Some of the limitations result from the difference between the total area of the image signal input bumps 70 and total areas of the driving signal output bumps 60. When the total area of the image signal input bumps 70 is different from the total area of the image signal output bumps 60, the image signal input bumps 70 and the driving signal output bumps 60 apply different pressures onto the substrate even though an equal force (F) is y applied to the image signal input bumps 70 and the driving signal output bumps 60.
When pressures from the image signal input bumps 70 and the driving signal output bumps are different from each other, for example when the total area of the respective image signal input bumps 70 is larger than the total area of the respective the driving signal output bumps 60, the pressure Pb applied onto the image signal input bumps 70 is smaller than the pressure Pa applied on the driving signal output bumps 60.

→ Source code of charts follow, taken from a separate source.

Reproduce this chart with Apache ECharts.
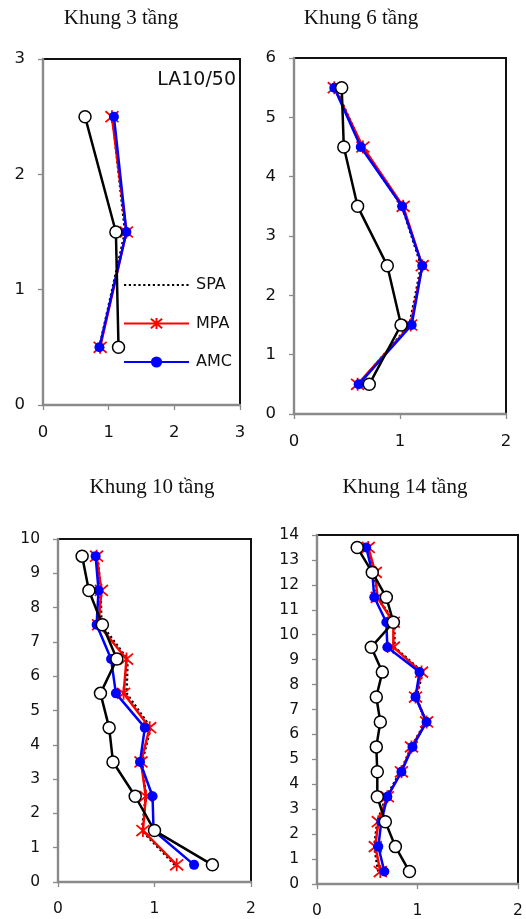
<!DOCTYPE html>
<html>
<head>
<meta charset="utf-8">
<script src="https://cdn.jsdelivr.net/npm/echarts@6/dist/echarts.min.js"></script>
<style>
  html, body { margin: 0; padding: 0; background: #fff; }
  #chart { width: 526px; height: 919px; }
</style>
</head>
<body>
<div id="chart"></div>
<script>
// Storey drift profiles, listed from the first storey (bottom) upward.
// Each storey value is plotted at mid-height (0.5, 1.5, ...).

// Khung 3 tầng
const rha3 = [1.15, 1.11, 0.64];
const spa3 = [0.86, 1.25, 1.06];
const mpa3 = [0.87, 1.27, 1.05];
const amc3 = [0.86, 1.27, 1.08];

// Khung 6 tầng
const rha6 = [0.71, 1.01, 0.88, 0.60, 0.47, 0.45];
const spa6 = [0.61, 1.09, 1.20, 1.02, 0.64, 0.39];
const mpa6 = [0.60, 1.10, 1.21, 1.03, 0.65, 0.38];
const amc6 = [0.61, 1.11, 1.21, 1.02, 0.63, 0.38];

// Khung 10 tầng
const rha10 = [1.60, 1.00, 0.80, 0.57, 0.53, 0.44, 0.61, 0.46, 0.32, 0.25];
const spa10 = [1.21, 0.87, 0.91, 0.87, 0.96, 0.71, 0.72, 0.45, 0.44, 0.41];
const mpa10 = [1.23, 0.88, 0.91, 0.86, 0.95, 0.68, 0.71, 0.42, 0.45, 0.40];
const amc10 = [1.41, 0.99, 0.98, 0.85, 0.90, 0.60, 0.55, 0.40, 0.42, 0.39];

// Khung 14 tầng
const rha14 = [0.92, 0.78, 0.68, 0.60, 0.60, 0.59, 0.63, 0.59, 0.65, 0.54, 0.76, 0.69, 0.55, 0.40];
const spa14 = [0.61, 0.57, 0.60, 0.69, 0.83, 0.94, 1.08, 0.99, 1.05, 0.77, 0.77, 0.60, 0.57, 0.50];
const mpa14 = [0.63, 0.58, 0.61, 0.70, 0.84, 0.94, 1.09, 0.98, 1.04, 0.76, 0.76, 0.60, 0.58, 0.51];
const amc14 = [0.67, 0.61, 0.64, 0.70, 0.84, 0.95, 1.09, 0.98, 1.02, 0.70, 0.69, 0.57, 0.55, 0.49];

// Axis tick values
const xTicks3 = [0, 1, 2, 3];
const xTicks2 = [0, 1, 2];
const yTicks3 = [0, 1, 2, 3];
const yTicks6 = [0, 1, 2, 3, 4, 5, 6];
const yTicks10 = [0, 1, 2, 3, 4, 5, 6, 7, 8, 9, 10];
const yTicks14 = [0, 1, 2, 3, 4, 5, 6, 7, 8, 9, 10, 11, 12, 13, 14];

const panelTitles = ['Khung 3 tầng', 'Khung 6 tầng', 'Khung 10 tầng', 'Khung 14 tầng'];
const legendNames = ['SPA', 'MPA', 'AMC'];

const panels = [
  { rha: rha3, spa: spa3, mpa: mpa3, amc: amc3, xt: xTicks3, yt: yTicks3,
    grid: { left: 43, top: 59, width: 197, height: 346 }, font: 16.5,
    title: [121, 18] },
  { rha: rha6, spa: spa6, mpa: mpa6, amc: amc6, xt: xTicks2, yt: yTicks6,
    grid: { left: 294, top: 58, width: 212, height: 356 }, font: 16.5,
    title: [361, 18] },
  { rha: rha10, spa: spa10, mpa: mpa10, amc: amc10, xt: xTicks2, yt: yTicks10,
    grid: { left: 58, top: 539, width: 193, height: 343 }, font: 15.5,
    title: [152, 487] },
  { rha: rha14, spa: spa14, mpa: mpa14, amc: amc14, xt: xTicks2, yt: yTicks14,
    grid: { left: 317, top: 535, width: 201, height: 351 }, font: 15.5,
    title: [405, 487] }
];

const AXIS_GREY = '#8a8a8a';
const asterisk = 'path://M0,0L10,10M10,0L0,10M5,-1L5,11';

function points(vals) {
  return vals.map((v, i) => [v, i + 0.5]);
}

const grids = [], xAxes = [], yAxes = [], series = [], graphics = [];

panels.forEach((p, k) => {
  grids.push(Object.assign({ show: true, borderColor: '#111', borderWidth: 2,
    backgroundColor: '#fff', z: 0 }, p.grid));
  const axisCommon = {
    z: 6,
    axisLine: { show: true, onZero: false, lineStyle: { color: AXIS_GREY, width: 2.4 } },
    axisTick: { show: true, inside: false, length: 5, lineStyle: { color: AXIS_GREY, width: 1.3 } },
    splitLine: { show: false },
    axisLabel: { color: '#111', fontFamily: 'DejaVu Sans', fontSize: p.font, margin: 18 }
  };
  xAxes.push(Object.assign({
    type: 'value', gridIndex: k,
    min: p.xt[0], max: p.xt[p.xt.length - 1], interval: 1
  }, axisCommon, { axisLabel: Object.assign({}, axisCommon.axisLabel, { margin: 19 }) }));
  yAxes.push(Object.assign({
    type: 'value', gridIndex: k,
    min: p.yt[0], max: p.yt[p.yt.length - 1], interval: 1
  }, axisCommon));

  series.push({
    name: 'SPA', type: 'line', xAxisIndex: k, yAxisIndex: k, z: 2,
    data: points(p.spa), showSymbol: false, symbol: 'none',
    lineStyle: { color: '#000', width: 2.6, type: [2.2, 2.6] },
    itemStyle: { color: '#000' }, animation: false
  });
  series.push({
    name: 'MPA', type: 'line', xAxisIndex: k, yAxisIndex: k, z: 3,
    data: points(p.mpa), symbol: asterisk, symbolSize: 13,
    lineStyle: { color: '#ff0000', width: 2.5 },
    itemStyle: { color: '#ff0000', borderColor: '#ff0000', borderWidth: 1.8 },
    animation: false
  });
  series.push({
    name: 'AMC', type: 'line', xAxisIndex: k, yAxisIndex: k, z: 4,
    data: points(p.amc), symbol: 'circle', symbolSize: 10,
    lineStyle: { color: '#0000ff', width: 2.5 },
    itemStyle: { color: '#0000ff', borderWidth: 0 }, animation: false
  });
  series.push({
    name: 'RHA', type: 'line', xAxisIndex: k, yAxisIndex: k, z: 5,
    data: points(p.rha), symbol: 'circle', symbolSize: 12,
    lineStyle: { color: '#000', width: 2.5 },
    itemStyle: { color: '#fff', borderColor: '#000', borderWidth: 1.5 },
    animation: false
  });

  graphics.push({
    type: 'text', x: p.title[0], y: p.title[1], z: 10,
    style: { text: panelTitles[k], font: '21px "Liberation Serif", "Times New Roman", serif',
      fill: '#111', textAlign: 'center', textVerticalAlign: 'middle' }
  });
});

graphics.push({
  type: 'text', x: 236, y: 80, z: 10,
  style: { text: 'LA10/50', font: '19px "DejaVu Sans", sans-serif', fill: '#111',
    textAlign: 'right', textVerticalAlign: 'middle' }
});

const chart = echarts.init(document.getElementById('chart'), null, { renderer: 'canvas' });
chart.setOption({
  animation: false,
  backgroundColor: '#fff',
  grid: grids,
  xAxis: xAxes,
  yAxis: yAxes,
  legend: {
    data: [
      { name: 'SPA', itemStyle: { opacity: 0 } },
      { name: 'MPA' },
      { name: 'AMC' }
    ],
    orient: 'vertical',
    left: 118, top: 272,
    itemWidth: 65, itemHeight: 14, itemGap: 22.5,
    textStyle: { fontFamily: 'DejaVu Sans', fontSize: 16, color: '#111', padding: [0, 0, 0, 2] },
    selectedMode: false
  },
  graphic: graphics,
  series: series
});
</script>
</body>
</html>
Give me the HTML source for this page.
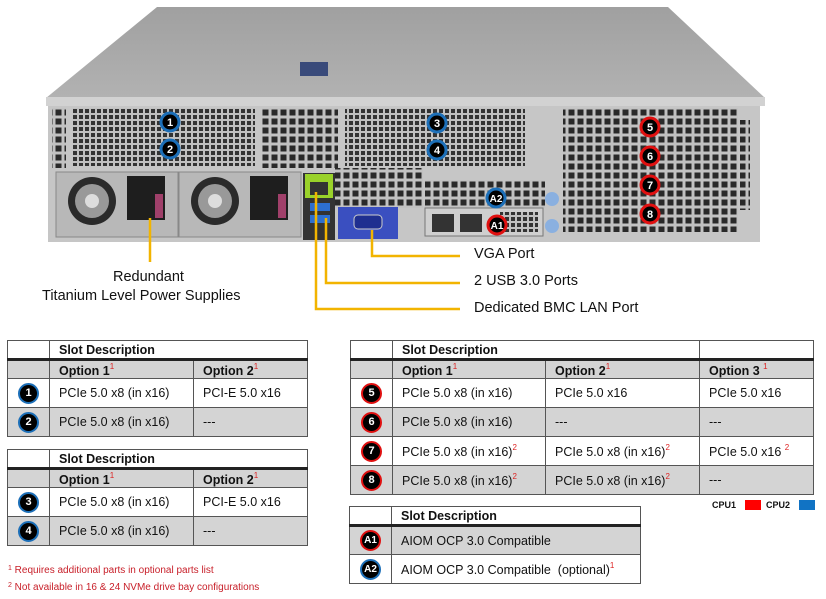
<!DOCTYPE html>
<html><head><meta charset="utf-8">
<style>
*{margin:0;padding:0;box-sizing:border-box}
body{width:826px;height:599px;background:#fff;position:relative;overflow:hidden;font-family:"Liberation Sans",Arial,sans-serif;color:#111}
.t{position:absolute;border-collapse:collapse;font-size:12.5px}
.t td{border:1px solid #555;padding:0 0 0 9px;height:29px;white-space:nowrap}
.t tr.h td{height:19px;font-weight:bold;font-size:12.5px;border-bottom:3px solid #222}
.t tr.o td{height:19px;font-weight:bold;background:#d4d4d4}
.t tr.g td{background:#d4d4d4}
.t td.b{padding:0;text-align:center}
sup{color:#d22;font-size:8px;vertical-align:6px;font-weight:normal}
.bd{display:inline-block;width:21px;height:21px;border-radius:50%;background:#000;color:#fff;font-weight:bold;font-size:11px;line-height:17px;text-align:center;border:2px solid #1c6fb8;vertical-align:middle}
.r{border-color:#e01010}
.lbl{position:absolute;font-size:14.5px;white-space:nowrap}
.fn{position:absolute;left:8px;font-size:10px;color:#c8202a}
.fn sup{font-size:7px;vertical-align:3px;color:#c8202a}
</style></head><body>
<svg width="826" height="330" style="position:absolute;left:0;top:0">
<defs>
<linearGradient id="lg" x1="0" y1="0" x2="0" y2="1"><stop offset="0" stop-color="#a0a0a0"/><stop offset="1" stop-color="#b2b2b2"/></linearGradient>
<pattern id="m" width="6" height="6" patternUnits="userSpaceOnUse"><rect width="6" height="6" fill="#c0c0c0"/><rect x="1" y="1" width="4" height="4" fill="#333"/></pattern>
<pattern id="m2" width="9" height="9" patternUnits="userSpaceOnUse"><rect width="9" height="9" fill="#c2c2c2"/><rect x="1.5" y="1.5" width="6" height="6" fill="#2a2a2a"/></pattern>
</defs>
<polygon points="157,7 668,7 765,98 46,98" fill="url(#lg)"/>
<rect x="300" y="62" width="28" height="14" fill="#394a7a"/>
<rect x="46" y="97" width="719" height="9" fill="#d2d2d2"/>
<rect x="48" y="106" width="712" height="136" fill="#c6c6c6"/>
<rect x="73" y="108" width="182" height="58" fill="url(#m)"/>
<rect x="262" y="108" width="76" height="60" fill="url(#m2)"/>
<rect x="345" y="108" width="180" height="58" fill="url(#m)"/>
<rect x="563" y="108" width="175" height="124" fill="url(#m2)"/>
<rect x="335" y="168" width="88" height="40" fill="url(#m2)"/>
<rect x="425" y="180" width="120" height="28" fill="url(#m2)"/>
<rect x="425" y="208" width="118" height="28" fill="#cfcfcf" stroke="#777"/>
<rect x="432" y="214" width="22" height="18" fill="#333"/><rect x="460" y="214" width="22" height="18" fill="#333"/>
<rect x="500" y="212" width="38" height="20" fill="url(#m)"/>
<rect x="52" y="108" width="14" height="60" fill="url(#m2)"/>
<rect x="740" y="120" width="10" height="90" fill="url(#m2)"/>
<g><rect x="56" y="172" width="122" height="65" fill="#b8b8b8" stroke="#888"/>
<circle cx="92" cy="201" r="24" fill="#2a2a2a"/><circle cx="92" cy="201" r="17" fill="#999"/><circle cx="92" cy="201" r="7" fill="#ddd"/>
<rect x="127" y="176" width="38" height="44" fill="#1e1e1e"/><rect x="155" y="194" width="8" height="24" fill="#a0406a"/></g>
<g><rect x="179" y="172" width="122" height="65" fill="#b8b8b8" stroke="#888"/>
<circle cx="215" cy="201" r="24" fill="#2a2a2a"/><circle cx="215" cy="201" r="17" fill="#999"/><circle cx="215" cy="201" r="7" fill="#ddd"/>
<rect x="250" y="176" width="38" height="44" fill="#1e1e1e"/><rect x="278" y="194" width="8" height="24" fill="#a0406a"/></g>
<rect x="303" y="173" width="32" height="67" fill="#333"/>
<rect x="305" y="174" width="28" height="24" fill="#9ad22a"/><rect x="310" y="182" width="18" height="13" fill="#333"/>
<rect x="310" y="203" width="20" height="8" fill="#2d6fd0"/><rect x="310" y="215" width="20" height="8" fill="#2d6fd0"/>
<rect x="338" y="207" width="60" height="32" fill="#3a4fc0"/><rect x="354" y="215" width="28" height="14" rx="4" fill="#1f2f90" stroke="#ccc"/>
<circle cx="552" cy="199" r="7" fill="#8ab0e0"/><circle cx="552" cy="226" r="7" fill="#8ab0e0"/>
<g stroke="#f2b400" stroke-width="2.5" fill="none">
<path d="M150 218V262"/>
<path d="M372 230V256H460"/>
<path d="M326 218V283H460"/>
<path d="M316 192V309H460"/>
</g>
<g font-family="Liberation Sans,Arial" font-weight="bold" font-size="11" fill="#fff" text-anchor="middle">
<g stroke="#1c6fb8" stroke-width="3">
<circle cx="170" cy="122" r="9" fill="#000"/><circle cx="170" cy="149" r="9" fill="#000"/>
<circle cx="437" cy="123" r="9" fill="#000"/><circle cx="437" cy="150" r="9" fill="#000"/>
<circle cx="496" cy="198" r="9" fill="#000"/></g>
<g stroke="#e01010" stroke-width="3">
<circle cx="650" cy="127" r="9" fill="#000"/><circle cx="650" cy="156" r="9" fill="#000"/>
<circle cx="650" cy="185" r="9" fill="#000"/><circle cx="650" cy="214" r="9" fill="#000"/>
<circle cx="497" cy="225" r="9" fill="#000"/></g>
<text x="170" y="126">1</text><text x="170" y="153">2</text><text x="437" y="127">3</text><text x="437" y="154">4</text>
<text x="650" y="131">5</text><text x="650" y="160">6</text><text x="650" y="189">7</text><text x="650" y="218">8</text>
<text x="496" y="202" font-size="10">A2</text><text x="497" y="229" font-size="10">A1</text>
</g>
</svg>
<div class="lbl" style="left:113px;top:269px">Redundant</div>
<div class="lbl" style="left:42px;top:288px">Titanium Level Power Supplies</div>
<div class="lbl" style="left:474px;top:246px">VGA Port</div>
<div class="lbl" style="left:474px;top:273px">2 USB 3.0 Ports</div>
<div class="lbl" style="left:474px;top:300px">Dedicated BMC LAN Port</div>

<table class="t" style="left:7px;top:340px;width:301px">
<tr class="h"><td style="width:42px"></td><td colspan="2">Slot Description</td></tr>
<tr class="o"><td></td><td style="width:144px">Option 1<sup>1</sup></td><td>Option 2<sup>1</sup></td></tr>
<tr><td class="b"><span class="bd">1</span></td><td>PCIe 5.0 x8 (in x16)</td><td>PCI-E 5.0 x16</td></tr>
<tr class="g"><td class="b"><span class="bd">2</span></td><td>PCIe 5.0 x8 (in x16)</td><td>---</td></tr>
</table>
<table class="t" style="left:7px;top:449px;width:301px">
<tr class="h"><td style="width:42px"></td><td colspan="2">Slot Description</td></tr>
<tr class="o"><td></td><td style="width:144px">Option 1<sup>1</sup></td><td>Option 2<sup>1</sup></td></tr>
<tr><td class="b"><span class="bd">3</span></td><td>PCIe 5.0 x8 (in x16)</td><td>PCI-E 5.0 x16</td></tr>
<tr class="g"><td class="b"><span class="bd">4</span></td><td>PCIe 5.0 x8 (in x16)</td><td>---</td></tr>
</table>
<div class="fn" style="top:565px"><sup>1</sup> Requires additional parts in optional parts list</div>
<div class="fn" style="top:582px"><sup>2</sup> Not available in 16 &amp; 24 NVMe drive bay configurations</div>

<table class="t" style="left:350px;top:340px;width:464px">
<tr class="h"><td style="width:42px"></td><td colspan="2">Slot Description</td><td></td></tr>
<tr class="o"><td></td><td style="width:153px">Option 1<sup>1</sup></td><td style="width:154px">Option 2<sup>1</sup></td><td>Option 3 <sup>1</sup></td></tr>
<tr><td class="b"><span class="bd r">5</span></td><td>PCIe 5.0 x8 (in x16)</td><td>PCIe 5.0 x16</td><td>PCIe 5.0 x16</td></tr>
<tr class="g"><td class="b"><span class="bd r">6</span></td><td>PCIe 5.0 x8 (in x16)</td><td>---</td><td>---</td></tr>
<tr><td class="b"><span class="bd r">7</span></td><td>PCIe 5.0 x8 (in x16)<sup>2</sup></td><td>PCIe 5.0 x8 (in x16)<sup>2</sup></td><td>PCIe 5.0 x16 <sup>2</sup></td></tr>
<tr class="g"><td class="b"><span class="bd r">8</span></td><td>PCIe 5.0 x8 (in x16)<sup>2</sup></td><td>PCIe 5.0 x8 (in x16)<sup>2</sup></td><td>---</td></tr>
</table>
<div style="position:absolute;left:712px;top:500px;font-size:9px;font-weight:bold">CPU1</div>
<div style="position:absolute;left:745px;top:500px;width:16px;height:10px;background:#f00"></div>
<div style="position:absolute;left:766px;top:500px;font-size:9px;font-weight:bold">CPU2</div>
<div style="position:absolute;left:799px;top:500px;width:16px;height:10px;background:#1173c4"></div>

<table class="t" style="left:349px;top:506px;width:292px">
<tr class="h"><td style="width:42px"></td><td>Slot Description</td></tr>
<tr class="g"><td class="b"><span class="bd r" style="font-size:10px">A1</span></td><td>AIOM OCP 3.0 Compatible</td></tr>
<tr><td class="b"><span class="bd" style="font-size:10px">A2</span></td><td>AIOM OCP 3.0 Compatible &nbsp;(optional)<sup>1</sup></td></tr>
</table>
</body></html>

When the pressure Pb applied onto the image signal input bumps 70 is smaller than the pressure Pa applied on the driving signal output bumps 60, the driving signal output bumps 60 and the anisotropic conductive film 50 are excessively compressed in some cases. In other cases, the image signal input bumps 70 and the anisotropic conductive film 50 are not compressed sufficiently. This excessive or insufficient compression causes undesirable deteriorations in the electric characteristics, ultimately affecting the displayed image. An LCD driver integrated circuit package that does not suffer from this type of electric deteriorations is needed.